» WORK TO DO
Find the word "this" in the material below and gather every line that contains it.

» ENTRIES PROVIDED

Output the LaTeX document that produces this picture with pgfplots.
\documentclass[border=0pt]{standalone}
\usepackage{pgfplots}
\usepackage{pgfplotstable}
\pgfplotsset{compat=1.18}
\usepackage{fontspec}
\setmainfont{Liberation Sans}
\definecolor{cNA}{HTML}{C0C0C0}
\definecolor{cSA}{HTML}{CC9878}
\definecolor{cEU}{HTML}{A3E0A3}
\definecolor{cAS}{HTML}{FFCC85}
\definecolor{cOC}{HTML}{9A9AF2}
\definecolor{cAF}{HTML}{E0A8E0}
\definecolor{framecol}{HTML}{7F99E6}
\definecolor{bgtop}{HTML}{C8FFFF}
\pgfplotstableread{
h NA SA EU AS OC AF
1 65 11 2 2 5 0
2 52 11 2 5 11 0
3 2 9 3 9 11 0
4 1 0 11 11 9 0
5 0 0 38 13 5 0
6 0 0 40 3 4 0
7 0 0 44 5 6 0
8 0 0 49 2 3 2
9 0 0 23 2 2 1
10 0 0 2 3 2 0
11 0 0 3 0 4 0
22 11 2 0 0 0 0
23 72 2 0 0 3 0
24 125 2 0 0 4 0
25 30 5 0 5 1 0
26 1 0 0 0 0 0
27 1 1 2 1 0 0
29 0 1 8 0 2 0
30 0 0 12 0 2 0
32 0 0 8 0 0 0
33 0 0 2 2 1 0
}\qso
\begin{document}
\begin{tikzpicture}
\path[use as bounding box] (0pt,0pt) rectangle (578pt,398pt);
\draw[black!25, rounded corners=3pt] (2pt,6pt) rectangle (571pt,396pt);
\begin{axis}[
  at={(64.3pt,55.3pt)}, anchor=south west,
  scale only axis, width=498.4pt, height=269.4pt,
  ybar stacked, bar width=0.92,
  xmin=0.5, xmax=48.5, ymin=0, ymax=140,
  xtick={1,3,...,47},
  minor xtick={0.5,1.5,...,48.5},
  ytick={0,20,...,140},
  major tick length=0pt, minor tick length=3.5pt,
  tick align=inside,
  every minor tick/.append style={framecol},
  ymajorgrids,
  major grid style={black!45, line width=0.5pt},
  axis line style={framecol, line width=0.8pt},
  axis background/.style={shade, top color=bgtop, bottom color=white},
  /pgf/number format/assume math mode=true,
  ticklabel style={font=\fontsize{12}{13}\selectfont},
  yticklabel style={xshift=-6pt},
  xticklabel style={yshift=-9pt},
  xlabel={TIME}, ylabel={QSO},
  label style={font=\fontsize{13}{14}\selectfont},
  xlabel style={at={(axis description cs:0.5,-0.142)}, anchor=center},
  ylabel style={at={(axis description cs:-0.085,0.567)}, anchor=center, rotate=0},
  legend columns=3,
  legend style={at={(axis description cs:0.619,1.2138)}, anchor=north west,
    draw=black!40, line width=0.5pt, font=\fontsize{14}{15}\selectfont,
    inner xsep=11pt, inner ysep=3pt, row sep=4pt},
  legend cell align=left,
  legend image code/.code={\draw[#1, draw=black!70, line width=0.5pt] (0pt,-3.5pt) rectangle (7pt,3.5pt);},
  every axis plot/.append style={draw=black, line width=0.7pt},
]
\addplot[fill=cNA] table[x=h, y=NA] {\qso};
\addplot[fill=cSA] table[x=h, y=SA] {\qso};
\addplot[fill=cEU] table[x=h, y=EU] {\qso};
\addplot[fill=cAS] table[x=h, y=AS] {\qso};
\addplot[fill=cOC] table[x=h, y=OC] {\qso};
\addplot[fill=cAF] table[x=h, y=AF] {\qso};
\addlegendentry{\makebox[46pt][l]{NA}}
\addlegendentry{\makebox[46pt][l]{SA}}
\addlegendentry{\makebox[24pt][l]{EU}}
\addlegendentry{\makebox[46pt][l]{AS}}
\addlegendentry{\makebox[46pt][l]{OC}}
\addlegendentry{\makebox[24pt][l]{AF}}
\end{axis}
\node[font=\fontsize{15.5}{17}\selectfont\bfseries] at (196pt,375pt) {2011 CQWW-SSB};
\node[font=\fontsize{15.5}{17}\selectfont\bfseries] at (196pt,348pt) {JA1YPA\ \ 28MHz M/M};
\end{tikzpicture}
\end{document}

* * *

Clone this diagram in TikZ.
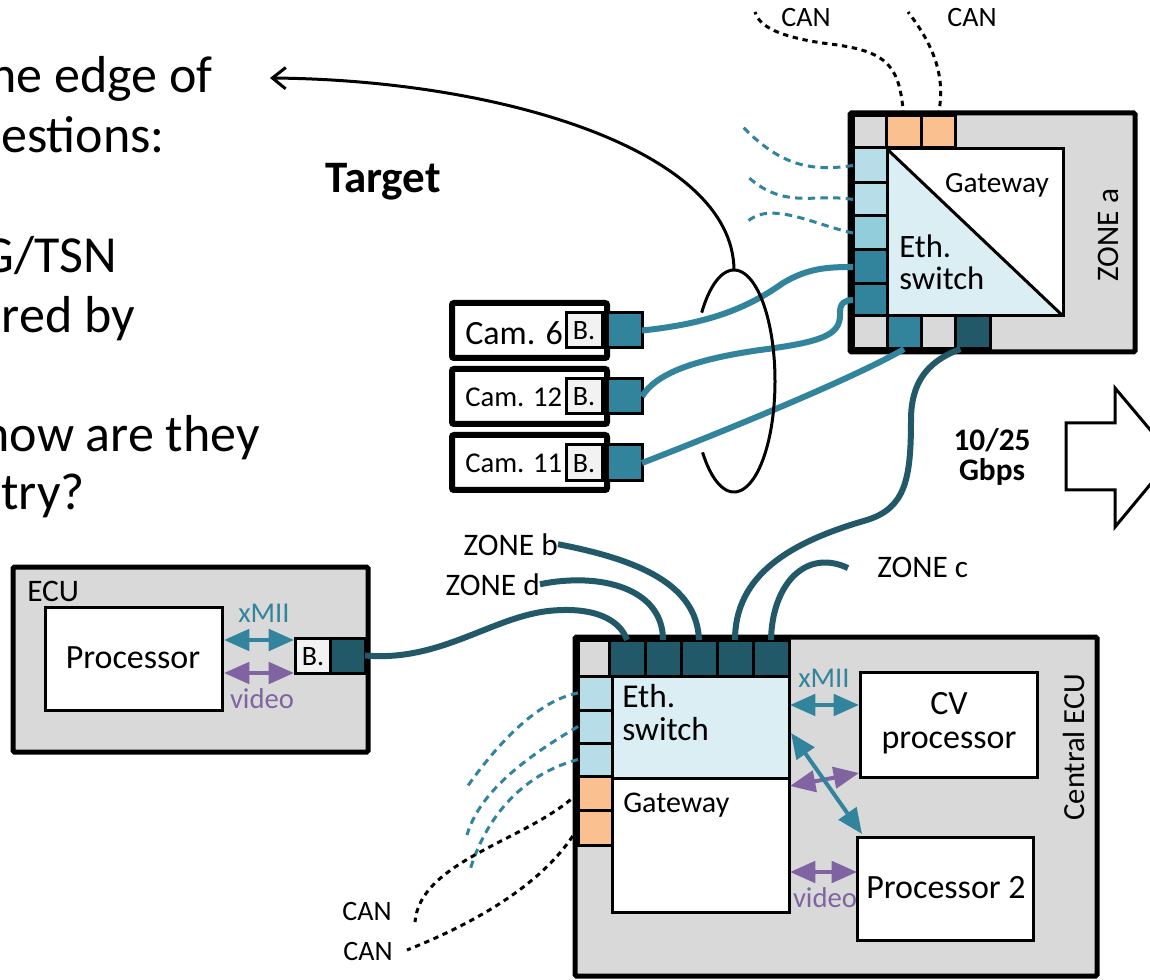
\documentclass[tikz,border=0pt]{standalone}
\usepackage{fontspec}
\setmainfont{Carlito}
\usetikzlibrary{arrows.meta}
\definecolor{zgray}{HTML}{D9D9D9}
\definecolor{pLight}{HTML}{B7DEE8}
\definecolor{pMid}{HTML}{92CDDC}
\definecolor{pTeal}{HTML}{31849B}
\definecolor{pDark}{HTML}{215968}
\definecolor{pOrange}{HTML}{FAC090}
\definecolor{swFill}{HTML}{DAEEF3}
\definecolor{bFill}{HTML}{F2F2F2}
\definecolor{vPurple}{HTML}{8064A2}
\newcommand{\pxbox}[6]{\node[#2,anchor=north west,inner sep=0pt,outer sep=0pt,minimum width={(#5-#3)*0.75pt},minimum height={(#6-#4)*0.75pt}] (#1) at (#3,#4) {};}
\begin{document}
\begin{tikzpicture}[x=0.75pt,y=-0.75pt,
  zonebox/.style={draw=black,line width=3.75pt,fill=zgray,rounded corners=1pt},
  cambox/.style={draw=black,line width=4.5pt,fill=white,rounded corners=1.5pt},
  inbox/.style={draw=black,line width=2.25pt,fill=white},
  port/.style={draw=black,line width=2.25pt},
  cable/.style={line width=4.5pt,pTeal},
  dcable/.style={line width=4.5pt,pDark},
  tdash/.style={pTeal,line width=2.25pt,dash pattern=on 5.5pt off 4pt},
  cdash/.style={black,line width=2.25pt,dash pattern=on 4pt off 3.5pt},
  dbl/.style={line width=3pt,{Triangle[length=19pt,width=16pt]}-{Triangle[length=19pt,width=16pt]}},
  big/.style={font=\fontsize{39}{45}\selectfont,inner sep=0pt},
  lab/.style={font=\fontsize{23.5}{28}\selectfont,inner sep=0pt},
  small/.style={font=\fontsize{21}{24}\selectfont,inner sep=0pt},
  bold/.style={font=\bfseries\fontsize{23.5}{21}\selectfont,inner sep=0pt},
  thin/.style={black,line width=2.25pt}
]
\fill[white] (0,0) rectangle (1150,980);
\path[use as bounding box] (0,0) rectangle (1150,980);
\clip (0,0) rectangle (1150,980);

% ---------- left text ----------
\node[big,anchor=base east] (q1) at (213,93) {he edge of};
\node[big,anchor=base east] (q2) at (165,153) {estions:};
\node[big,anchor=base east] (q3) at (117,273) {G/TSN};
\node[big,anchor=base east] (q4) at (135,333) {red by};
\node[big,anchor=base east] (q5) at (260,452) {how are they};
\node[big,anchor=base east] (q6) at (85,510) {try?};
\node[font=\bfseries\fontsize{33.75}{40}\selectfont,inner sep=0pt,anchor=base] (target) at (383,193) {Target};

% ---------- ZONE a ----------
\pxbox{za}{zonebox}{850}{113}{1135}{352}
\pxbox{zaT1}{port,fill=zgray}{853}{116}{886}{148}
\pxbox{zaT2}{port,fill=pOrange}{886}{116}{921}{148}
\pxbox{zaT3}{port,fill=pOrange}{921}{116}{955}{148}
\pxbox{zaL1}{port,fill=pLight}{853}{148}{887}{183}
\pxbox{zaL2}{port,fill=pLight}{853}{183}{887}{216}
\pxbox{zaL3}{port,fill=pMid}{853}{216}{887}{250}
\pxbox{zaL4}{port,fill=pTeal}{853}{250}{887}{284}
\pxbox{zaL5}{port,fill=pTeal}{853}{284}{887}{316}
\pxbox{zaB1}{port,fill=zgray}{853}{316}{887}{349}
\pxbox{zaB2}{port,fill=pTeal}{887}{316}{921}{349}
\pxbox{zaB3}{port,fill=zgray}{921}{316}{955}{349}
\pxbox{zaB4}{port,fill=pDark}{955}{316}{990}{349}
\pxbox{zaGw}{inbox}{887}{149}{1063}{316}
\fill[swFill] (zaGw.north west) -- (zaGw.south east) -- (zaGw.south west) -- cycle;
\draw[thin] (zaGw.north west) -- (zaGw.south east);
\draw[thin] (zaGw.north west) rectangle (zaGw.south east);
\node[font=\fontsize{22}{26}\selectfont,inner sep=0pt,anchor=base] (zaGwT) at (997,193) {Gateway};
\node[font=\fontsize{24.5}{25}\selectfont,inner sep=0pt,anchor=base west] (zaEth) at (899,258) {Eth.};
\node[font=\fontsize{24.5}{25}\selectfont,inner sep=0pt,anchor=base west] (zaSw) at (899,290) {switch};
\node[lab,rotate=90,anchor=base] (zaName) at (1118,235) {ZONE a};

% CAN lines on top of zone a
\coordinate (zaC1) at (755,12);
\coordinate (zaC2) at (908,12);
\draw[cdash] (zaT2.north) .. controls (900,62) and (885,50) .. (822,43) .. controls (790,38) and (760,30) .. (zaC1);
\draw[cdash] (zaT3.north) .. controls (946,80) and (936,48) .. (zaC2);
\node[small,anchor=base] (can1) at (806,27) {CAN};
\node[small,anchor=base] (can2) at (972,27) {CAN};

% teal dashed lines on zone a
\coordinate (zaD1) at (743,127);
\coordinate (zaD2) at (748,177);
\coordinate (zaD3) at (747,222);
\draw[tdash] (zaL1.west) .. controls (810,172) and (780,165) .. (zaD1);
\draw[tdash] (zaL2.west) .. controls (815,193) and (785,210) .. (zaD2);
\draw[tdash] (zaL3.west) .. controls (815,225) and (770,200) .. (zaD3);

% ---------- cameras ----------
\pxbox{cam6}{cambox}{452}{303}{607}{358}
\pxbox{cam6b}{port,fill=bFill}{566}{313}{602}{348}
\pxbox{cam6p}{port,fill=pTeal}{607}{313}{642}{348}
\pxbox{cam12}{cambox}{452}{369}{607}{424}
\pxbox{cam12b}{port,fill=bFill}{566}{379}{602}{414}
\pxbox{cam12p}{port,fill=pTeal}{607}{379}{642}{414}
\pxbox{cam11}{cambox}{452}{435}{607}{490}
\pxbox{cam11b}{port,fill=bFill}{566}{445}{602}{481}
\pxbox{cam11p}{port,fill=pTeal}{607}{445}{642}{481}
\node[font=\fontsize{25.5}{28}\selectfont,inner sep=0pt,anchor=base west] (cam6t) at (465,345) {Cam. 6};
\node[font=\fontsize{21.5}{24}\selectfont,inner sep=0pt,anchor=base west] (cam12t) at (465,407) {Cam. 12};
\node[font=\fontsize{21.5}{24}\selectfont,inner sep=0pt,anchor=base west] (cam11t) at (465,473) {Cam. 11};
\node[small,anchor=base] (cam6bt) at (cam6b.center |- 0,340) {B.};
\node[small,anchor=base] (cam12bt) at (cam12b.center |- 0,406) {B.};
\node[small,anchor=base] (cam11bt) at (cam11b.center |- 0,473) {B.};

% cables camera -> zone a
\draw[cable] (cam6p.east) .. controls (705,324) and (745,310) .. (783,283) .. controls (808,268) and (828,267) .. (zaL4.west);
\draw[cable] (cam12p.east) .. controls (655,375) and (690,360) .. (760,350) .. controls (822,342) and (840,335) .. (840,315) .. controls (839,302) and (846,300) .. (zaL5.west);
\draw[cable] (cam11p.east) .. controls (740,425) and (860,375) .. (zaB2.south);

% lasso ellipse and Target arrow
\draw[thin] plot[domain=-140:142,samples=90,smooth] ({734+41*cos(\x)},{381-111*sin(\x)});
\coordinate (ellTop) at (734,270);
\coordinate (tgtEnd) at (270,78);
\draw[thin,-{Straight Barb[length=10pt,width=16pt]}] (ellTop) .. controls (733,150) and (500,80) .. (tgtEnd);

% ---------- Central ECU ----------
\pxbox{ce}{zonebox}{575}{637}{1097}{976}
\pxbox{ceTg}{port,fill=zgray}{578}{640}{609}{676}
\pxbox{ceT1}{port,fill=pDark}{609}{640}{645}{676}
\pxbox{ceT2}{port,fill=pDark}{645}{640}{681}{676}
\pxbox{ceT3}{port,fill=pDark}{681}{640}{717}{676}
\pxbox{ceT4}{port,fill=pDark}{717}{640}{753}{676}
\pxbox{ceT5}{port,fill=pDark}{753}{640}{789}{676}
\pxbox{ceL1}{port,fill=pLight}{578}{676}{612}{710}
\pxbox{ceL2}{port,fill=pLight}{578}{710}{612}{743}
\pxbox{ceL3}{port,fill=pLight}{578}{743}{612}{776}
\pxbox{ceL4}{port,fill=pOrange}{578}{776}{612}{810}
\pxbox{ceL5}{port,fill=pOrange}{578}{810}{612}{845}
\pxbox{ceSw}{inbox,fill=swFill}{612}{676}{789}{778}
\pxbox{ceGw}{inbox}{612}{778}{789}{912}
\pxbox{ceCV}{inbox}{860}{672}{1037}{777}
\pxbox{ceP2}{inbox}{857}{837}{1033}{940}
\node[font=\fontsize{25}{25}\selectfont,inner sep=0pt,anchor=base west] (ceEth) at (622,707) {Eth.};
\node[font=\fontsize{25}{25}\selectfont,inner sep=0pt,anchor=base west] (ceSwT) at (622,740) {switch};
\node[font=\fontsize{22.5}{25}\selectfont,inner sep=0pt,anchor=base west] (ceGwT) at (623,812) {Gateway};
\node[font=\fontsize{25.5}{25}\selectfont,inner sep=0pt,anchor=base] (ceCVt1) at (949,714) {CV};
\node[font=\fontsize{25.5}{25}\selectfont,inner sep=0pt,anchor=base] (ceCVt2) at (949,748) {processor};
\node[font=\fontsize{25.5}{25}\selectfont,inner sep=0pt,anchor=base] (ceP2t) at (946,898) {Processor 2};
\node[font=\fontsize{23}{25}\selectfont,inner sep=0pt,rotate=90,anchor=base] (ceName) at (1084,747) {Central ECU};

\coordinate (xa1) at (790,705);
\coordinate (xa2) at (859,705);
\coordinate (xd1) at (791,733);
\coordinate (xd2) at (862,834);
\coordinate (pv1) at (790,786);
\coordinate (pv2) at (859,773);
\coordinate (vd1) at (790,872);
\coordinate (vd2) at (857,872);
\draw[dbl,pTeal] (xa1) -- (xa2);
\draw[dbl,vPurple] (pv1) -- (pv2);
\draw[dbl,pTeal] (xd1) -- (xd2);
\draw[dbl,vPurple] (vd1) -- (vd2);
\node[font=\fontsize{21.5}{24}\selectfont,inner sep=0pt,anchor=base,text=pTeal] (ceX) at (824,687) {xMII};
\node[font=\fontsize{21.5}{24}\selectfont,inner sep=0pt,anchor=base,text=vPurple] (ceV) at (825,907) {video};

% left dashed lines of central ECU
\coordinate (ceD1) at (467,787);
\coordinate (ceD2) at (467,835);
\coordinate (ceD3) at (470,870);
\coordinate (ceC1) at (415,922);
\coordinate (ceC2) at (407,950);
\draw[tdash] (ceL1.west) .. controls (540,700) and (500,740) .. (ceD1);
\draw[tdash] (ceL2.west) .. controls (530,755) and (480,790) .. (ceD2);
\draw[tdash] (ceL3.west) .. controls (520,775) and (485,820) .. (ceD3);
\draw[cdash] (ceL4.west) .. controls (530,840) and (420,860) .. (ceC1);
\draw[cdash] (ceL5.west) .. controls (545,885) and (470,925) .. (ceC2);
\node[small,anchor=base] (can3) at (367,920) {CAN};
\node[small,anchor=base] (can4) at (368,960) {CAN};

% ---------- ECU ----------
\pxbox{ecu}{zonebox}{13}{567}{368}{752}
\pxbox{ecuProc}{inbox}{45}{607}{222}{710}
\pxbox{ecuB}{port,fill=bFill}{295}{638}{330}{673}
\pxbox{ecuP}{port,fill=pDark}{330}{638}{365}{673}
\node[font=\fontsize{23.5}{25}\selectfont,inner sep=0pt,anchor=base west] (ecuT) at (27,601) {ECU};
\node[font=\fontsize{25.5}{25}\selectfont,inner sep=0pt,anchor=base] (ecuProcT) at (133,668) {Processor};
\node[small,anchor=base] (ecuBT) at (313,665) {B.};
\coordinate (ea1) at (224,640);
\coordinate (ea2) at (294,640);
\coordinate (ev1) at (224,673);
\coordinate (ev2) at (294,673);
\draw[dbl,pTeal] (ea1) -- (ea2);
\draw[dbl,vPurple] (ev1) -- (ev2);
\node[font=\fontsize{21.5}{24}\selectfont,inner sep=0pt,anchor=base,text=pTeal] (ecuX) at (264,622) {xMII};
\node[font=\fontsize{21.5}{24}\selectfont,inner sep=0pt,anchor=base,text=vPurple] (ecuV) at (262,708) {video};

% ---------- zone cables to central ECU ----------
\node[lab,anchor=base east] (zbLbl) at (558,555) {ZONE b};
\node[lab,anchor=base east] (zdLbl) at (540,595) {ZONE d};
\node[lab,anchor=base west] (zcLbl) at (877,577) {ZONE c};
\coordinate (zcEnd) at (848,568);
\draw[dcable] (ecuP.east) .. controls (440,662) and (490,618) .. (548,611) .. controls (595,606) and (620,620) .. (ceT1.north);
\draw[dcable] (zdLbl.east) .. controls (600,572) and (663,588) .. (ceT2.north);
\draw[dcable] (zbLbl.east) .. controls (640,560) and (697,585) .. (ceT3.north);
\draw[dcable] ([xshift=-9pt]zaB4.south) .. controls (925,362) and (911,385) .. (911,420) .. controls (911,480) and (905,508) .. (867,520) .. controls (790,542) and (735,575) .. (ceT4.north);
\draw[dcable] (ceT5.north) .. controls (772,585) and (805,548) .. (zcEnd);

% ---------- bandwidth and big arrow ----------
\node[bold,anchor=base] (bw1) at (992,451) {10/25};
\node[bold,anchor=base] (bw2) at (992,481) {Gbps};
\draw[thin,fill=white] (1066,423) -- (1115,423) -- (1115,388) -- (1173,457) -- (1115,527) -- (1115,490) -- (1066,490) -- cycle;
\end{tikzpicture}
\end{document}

» OUTPUT OF THE EXERCISE
Output the LaTeX document that produces this picture with pgfplots.
Clone this diagram in TikZ.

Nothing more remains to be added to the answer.